Rows from a dataset of charts and code
↓

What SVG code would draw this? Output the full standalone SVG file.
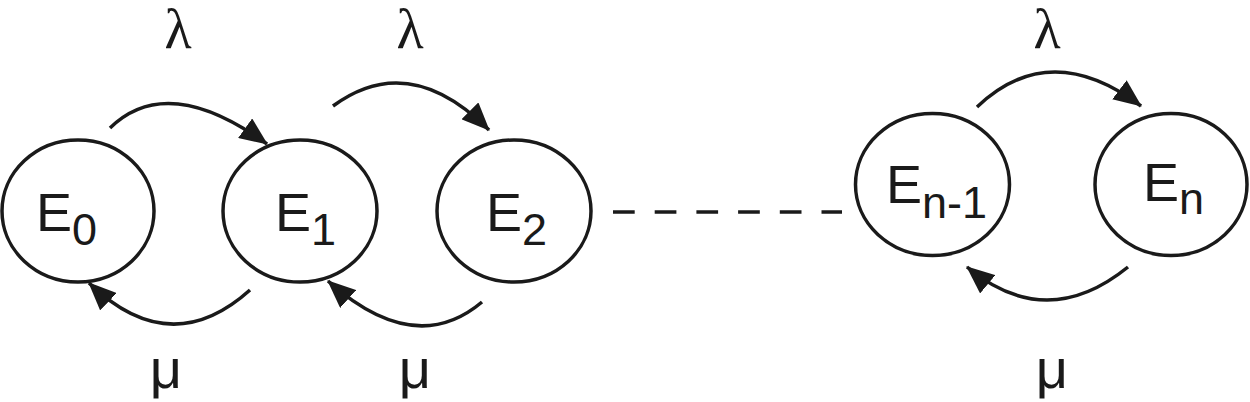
<svg xmlns="http://www.w3.org/2000/svg" width="1250" height="402" viewBox="0 0 1250 402">
<style>
.node{fill:#fff;stroke:#1a1a1a;stroke-width:3.5}
.lbl{font-family:"Liberation Sans",Arial,sans-serif;font-size:54px;fill:#1a1a1a}
.sub{font-size:45px}
.lam{font-family:"Liberation Serif","Times New Roman",serif;font-size:56px;fill:#1a1a1a;text-anchor:middle}
.mu{font-family:"Liberation Sans",Arial,sans-serif;font-size:56px;fill:#1a1a1a;text-anchor:middle}
.edge{fill:none;stroke:#1a1a1a;stroke-width:3.5;marker-end:url(#ah)}
.dash{fill:none;stroke:#1a1a1a;stroke-width:3.5;stroke-dasharray:21.7 20}
</style>
<defs>
<marker id="ah" markerUnits="userSpaceOnUse" markerWidth="28" markerHeight="24" refX="27" refY="12" orient="auto">
<path d="M0,0 L28,12 L0,24 z" fill="#1a1a1a"/>
</marker>
</defs>
<rect width="1250" height="402" fill="#fff"/>
<g id="connectors">
<path class="edge" d="M110,128 Q167.5,72 267,144"/>
<path class="edge" d="M333,106 Q409,50 489,130"/>
<path class="edge" d="M977,107 Q1050,37.5 1141,106"/>
<path class="edge" d="M250,290 Q170.5,361.5 89,283"/>
<path class="edge" d="M482,302 Q415,358.5 328,281"/>
<path class="edge" d="M1128,267 Q1046.5,333 967,267"/>
<path class="dash" d="M613,212 H842"/>
</g>
<g id="E0">
<ellipse class="node" cx="78" cy="211" rx="76" ry="71"/>
<text class="lbl" x="36" y="231">E<tspan class="sub" dy="14">0</tspan></text>
</g>
<g id="E1">
<ellipse class="node" cx="300" cy="211" rx="77" ry="71"/>
<text class="lbl" x="275" y="231">E<tspan class="sub" dy="14">1</tspan></text>
</g>
<g id="E2">
<ellipse class="node" cx="514" cy="211" rx="77" ry="71"/>
<text class="lbl" x="486" y="231">E<tspan class="sub" dy="14">2</tspan></text>
</g>
<g id="En-1">
<ellipse class="node" cx="932.5" cy="184.5" rx="77" ry="71"/>
<text class="lbl" x="886" y="203">E<tspan class="sub" dy="15">n-1</tspan></text>
</g>
<g id="En">
<ellipse class="node" cx="1171" cy="184.5" rx="76" ry="71"/>
<text class="lbl" x="1143" y="201">E<tspan class="sub" dy="13">n</tspan></text>
</g>
<g id="labels">
<text class="lam" x="178" y="48">λ</text>
<text class="lam" x="410" y="48">λ</text>
<text class="lam" x="1047" y="48">λ</text>
<text class="mu" x="166" y="388">μ</text>
<text class="mu" x="415" y="388">μ</text>
<text class="mu" x="1052" y="388">μ</text>
</g>
</svg>
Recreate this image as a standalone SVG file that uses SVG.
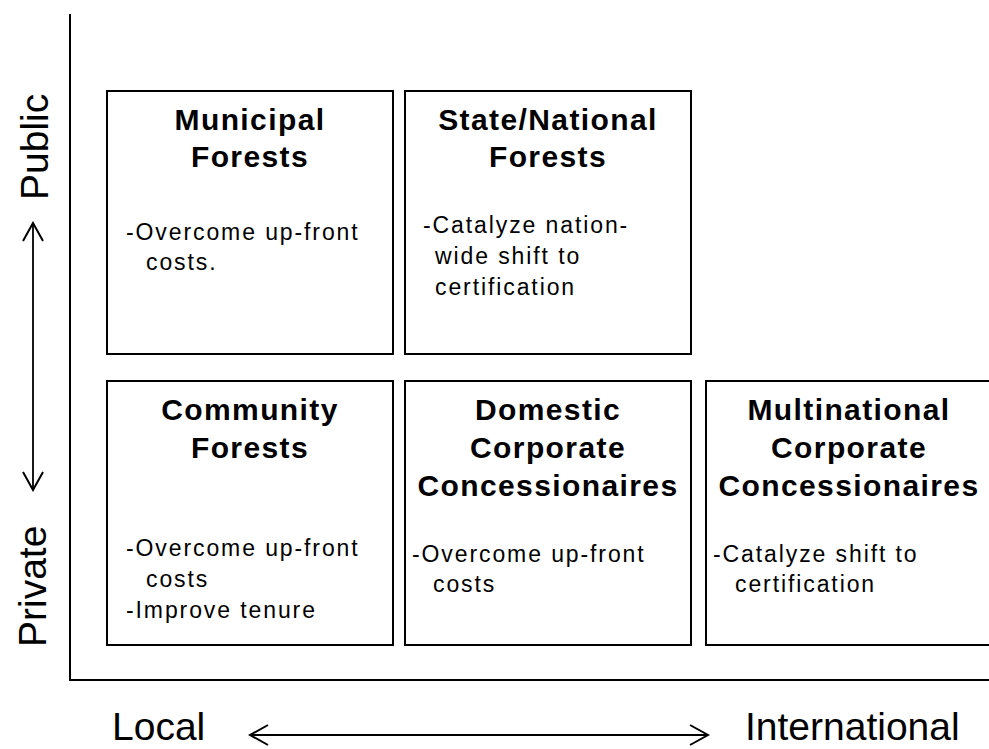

↑

## Written instruction
How many of the lines above include the string "standalone"? Answer with the number only.

## Output of the task
2